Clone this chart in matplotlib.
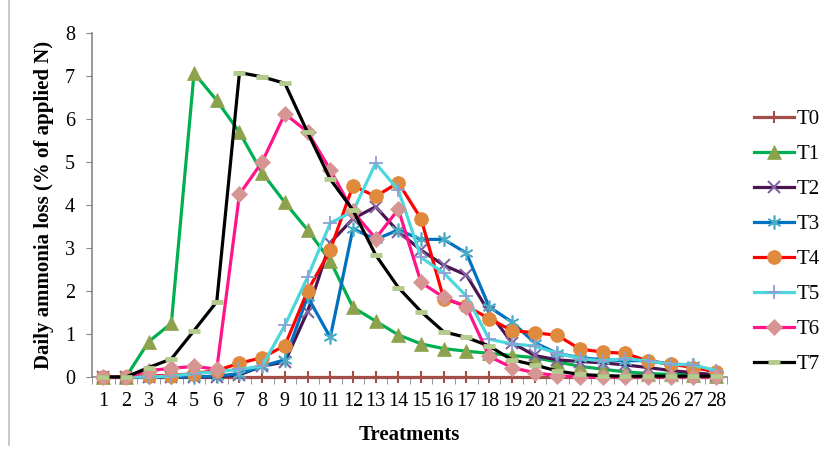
import matplotlib
matplotlib.use("Agg")
import matplotlib.pyplot as plt
from matplotlib.lines import Line2D

plt.rcParams['font.family'] = ['Liberation Serif', 'DejaVu Serif']

days = list(range(1, 29))
labels = ['T0', 'T1', 'T2', 'T3', 'T4', 'T5', 'T6', 'T7']

t0 = [0, 0, 0, 0, 0, 0, 0, 0, 0, 0, 0, 0, 0, 0,
      0, 0, 0, 0, 0, 0, 0, 0, 0, 0, 0, 0, 0, 0]
t1 = [0, 0, 0.82, 1.25, 7.07, 6.43, 5.69, 4.75, 4.06, 3.42, 2.70, 1.62, 1.30, 0.98,
      0.77, 0.66, 0.60, 0.55, 0.50, 0.45, 0.35, 0.25, 0.18, 0.12, 0.08, 0.06, 0.05, 0.03]
t2 = [0, 0, 0, 0, 0, 0, 0.05, 0.25, 0.35, 1.52, 3.12, 3.68, 3.96, 3.38,
      2.95, 2.60, 2.37, 1.50, 0.80, 0.50, 0.40, 0.36, 0.33, 0.28, 0.22, 0.15, 0.10, 0.05]
t3 = [0, 0, 0, 0, 0, 0.02, 0.08, 0.25, 0.40, 1.87, 0.92, 3.45, 3.20, 3.42,
      3.20, 3.20, 2.88, 1.63, 1.28, 0.80, 0.55, 0.45, 0.40, 0.38, 0.38, 0.30, 0.28, 0.10]
t4 = [0, 0, 0.03, 0.03, 0.08, 0.15, 0.32, 0.45, 0.73, 2.00, 2.95, 4.45, 4.20, 4.52,
      3.68, 1.82, 1.65, 1.36, 1.08, 1.03, 0.97, 0.65, 0.58, 0.55, 0.37, 0.30, 0.22, 0.12]
t5 = [0, 0, 0, 0.02, 0.08, 0.12, 0.18, 0.25, 1.20, 2.32, 3.58, 3.85, 4.97, 4.35,
      2.78, 2.42, 1.88, 0.88, 0.77, 0.72, 0.55, 0.43, 0.37, 0.43, 0.37, 0.30, 0.28, 0.15]
t6 = [0, 0, 0.15, 0.20, 0.25, 0.18, 4.25, 5.00, 6.12, 5.70, 4.82, 3.85, 3.22, 3.90,
      2.20, 1.85, 1.63, 0.48, 0.22, 0.10, 0.03, 0, 0, 0, 0, 0, 0, 0]
t7 = [0, 0, 0.22, 0.42, 1.08, 1.75, 7.08, 6.98, 6.83, 5.69, 4.60, 3.88, 2.84, 2.08,
      1.52, 1.05, 0.92, 0.72, 0.40, 0.28, 0.14, 0.06, 0.03, 0.02, 0.02, 0.02, 0.02, 0.02]

series = [t0, t1, t2, t3, t4, t5, t6, t7]

# line colour, marker, marker colour, marker size, marker edge width
styles = [
    ('#A34E48', '+', '#A34E48', 9, 1.5),
    ('#00B050', '^', '#8CA24C', 10, 0.5),
    ('#4A1450', 'x', '#8064A2', 8, 1.5),
    ('#0070C0', (6, 2, 0), '#4BACC6', 10, 1.2),
    ('#FF0000', 'o', '#E08A3E', 10, 0.5),
    ('#4DD6DC', '+', '#8EA0D2', 10, 1.3),
    ('#FF1489', 'D', '#D69593', 8, 0.5),
    ('#000000', '_', '#B3CB8D', 8, 3.5),
]

fig = plt.figure(figsize=(8.28, 4.62), dpi=100)
ax = fig.add_axes([0.111, 0.184, 0.7676, 0.7446])

for vals, lab, (lc, mk, mc, ms, mew) in zip(series, labels, styles):
    ax.plot(days, vals, color=lc, linewidth=2.3, marker=mk, markersize=ms,
            markerfacecolor=mc, markeredgecolor=mc, markeredgewidth=mew,
            label=lab, clip_on=False, zorder=3)

ax.set_xlim(0.5, 28.5)
ax.set_ylim(0, 8)
ax.set_yticks(range(0, 9))
ax.set_xticks(days)
ax.set_xticks([d - 0.5 for d in days] + [28.5], minor=True)

for s in ['top', 'right']:
    ax.spines[s].set_visible(False)
for s in ['left', 'bottom']:
    ax.spines[s].set_color('#868686')
    ax.spines[s].set_linewidth(1.2)

ax.tick_params(axis='y', direction='out', length=4, color='#868686',
               labelsize=14.5, pad=8)
ax.tick_params(axis='x', which='major', length=0, labelsize=14.5, pad=11)
ax.tick_params(axis='x', which='minor', direction='out', length=5,
               color='#868686')

ax.set_xlabel('Treatments', fontsize=15, fontweight='bold', labelpad=10)
ax.set_ylabel('Daily ammonia loss (% of applied N)', fontsize=15,
              fontweight='bold', labelpad=8)

ax.legend(loc='center left', bbox_to_anchor=(0.9106, 0.476),
          bbox_transform=fig.transFigure, frameon=False, fontsize=15,
          handlelength=1.9, handletextpad=0.15, labelspacing=0.74,
          borderpad=0, borderaxespad=0)

# thin grey frame edge on the left of the chart area
fig.add_artist(Line2D([8.5 / 828, 8.5 / 828], [1 - 445 / 462, 1],
                      color='#BFBFBF', linewidth=1.2))

fig.savefig('out.png', dpi=100)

..........

*Exercise:*
Repeat verbatim all the material, but not the pictures.

*Completed exercise:*
Clone this chart in matplotlib.
import matplotlib
matplotlib.use("Agg")
import matplotlib.pyplot as plt
from matplotlib.lines import Line2D

plt.rcParams['font.family'] = ['Liberation Serif', 'DejaVu Serif']

days = list(range(1, 29))
labels = ['T0', 'T1', 'T2', 'T3', 'T4', 'T5', 'T6', 'T7']

t0 = [0, 0, 0, 0, 0, 0, 0, 0, 0, 0, 0, 0, 0, 0,
      0, 0, 0, 0, 0, 0, 0, 0, 0, 0, 0, 0, 0, 0]
t1 = [0, 0, 0.82, 1.25, 7.07, 6.43, 5.69, 4.75, 4.06, 3.42, 2.70, 1.62, 1.30, 0.98,
      0.77, 0.66, 0.60, 0.55, 0.50, 0.45, 0.35, 0.25, 0.18, 0.12, 0.08, 0.06, 0.05, 0.03]
t2 = [0, 0, 0, 0, 0, 0, 0.05, 0.25, 0.35, 1.52, 3.12, 3.68, 3.96, 3.38,
      2.95, 2.60, 2.37, 1.50, 0.80, 0.50, 0.40, 0.36, 0.33, 0.28, 0.22, 0.15, 0.10, 0.05]
t3 = [0, 0, 0, 0, 0, 0.02, 0.08, 0.25, 0.40, 1.87, 0.92, 3.45, 3.20, 3.42,
      3.20, 3.20, 2.88, 1.63, 1.28, 0.80, 0.55, 0.45, 0.40, 0.38, 0.38, 0.30, 0.28, 0.10]
t4 = [0, 0, 0.03, 0.03, 0.08, 0.15, 0.32, 0.45, 0.73, 2.00, 2.95, 4.45, 4.20, 4.52,
      3.68, 1.82, 1.65, 1.36, 1.08, 1.03, 0.97, 0.65, 0.58, 0.55, 0.37, 0.30, 0.22, 0.12]
t5 = [0, 0, 0, 0.02, 0.08, 0.12, 0.18, 0.25, 1.20, 2.32, 3.58, 3.85, 4.97, 4.35,
      2.78, 2.42, 1.88, 0.88, 0.77, 0.72, 0.55, 0.43, 0.37, 0.43, 0.37, 0.30, 0.28, 0.15]
t6 = [0, 0, 0.15, 0.20, 0.25, 0.18, 4.25, 5.00, 6.12, 5.70, 4.82, 3.85, 3.22, 3.90,
      2.20, 1.85, 1.63, 0.48, 0.22, 0.10, 0.03, 0, 0, 0, 0, 0, 0, 0]
t7 = [0, 0, 0.22, 0.42, 1.08, 1.75, 7.08, 6.98, 6.83, 5.69, 4.60, 3.88, 2.84, 2.08,
      1.52, 1.05, 0.92, 0.72, 0.40, 0.28, 0.14, 0.06, 0.03, 0.02, 0.02, 0.02, 0.02, 0.02]

series = [t0, t1, t2, t3, t4, t5, t6, t7]

# line colour, marker, marker colour, marker size, marker edge width
styles = [
    ('#A34E48', '+', '#A34E48', 9, 1.5),
    ('#00B050', '^', '#8CA24C', 10, 0.5),
    ('#4A1450', 'x', '#8064A2', 8, 1.5),
    ('#0070C0', (6, 2, 0), '#4BACC6', 10, 1.2),
    ('#FF0000', 'o', '#E08A3E', 10, 0.5),
    ('#4DD6DC', '+', '#8EA0D2', 10, 1.3),
    ('#FF1489', 'D', '#D69593', 8, 0.5),
    ('#000000', '_', '#B3CB8D', 8, 3.5),
]

fig = plt.figure(figsize=(8.28, 4.62), dpi=100)
ax = fig.add_axes([0.111, 0.184, 0.7676, 0.7446])

for vals, lab, (lc, mk, mc, ms, mew) in zip(series, labels, styles):
    ax.plot(days, vals, color=lc, linewidth=2.3, marker=mk, markersize=ms,
            markerfacecolor=mc, markeredgecolor=mc, markeredgewidth=mew,
            label=lab, clip_on=False, zorder=3)

ax.set_xlim(0.5, 28.5)
ax.set_ylim(0, 8)
ax.set_yticks(range(0, 9))
ax.set_xticks(days)
ax.set_xticks([d - 0.5 for d in days] + [28.5], minor=True)

for s in ['top', 'right']:
    ax.spines[s].set_visible(False)
for s in ['left', 'bottom']:
    ax.spines[s].set_color('#868686')
    ax.spines[s].set_linewidth(1.2)

ax.tick_params(axis='y', direction='out', length=4, color='#868686',
               labelsize=14.5, pad=8)
ax.tick_params(axis='x', which='major', length=0, labelsize=14.5, pad=11)
ax.tick_params(axis='x', which='minor', direction='out', length=5,
               color='#868686')

ax.set_xlabel('Treatments', fontsize=15, fontweight='bold', labelpad=10)
ax.set_ylabel('Daily ammonia loss (% of applied N)', fontsize=15,
              fontweight='bold', labelpad=8)

ax.legend(loc='center left', bbox_to_anchor=(0.9106, 0.476),
          bbox_transform=fig.transFigure, frameon=False, fontsize=15,
          handlelength=1.9, handletextpad=0.15, labelspacing=0.74,
          borderpad=0, borderaxespad=0)

# thin grey frame edge on the left of the chart area
fig.add_artist(Line2D([8.5 / 828, 8.5 / 828], [1 - 445 / 462, 1],
                      color='#BFBFBF', linewidth=1.2))

fig.savefig('out.png', dpi=100)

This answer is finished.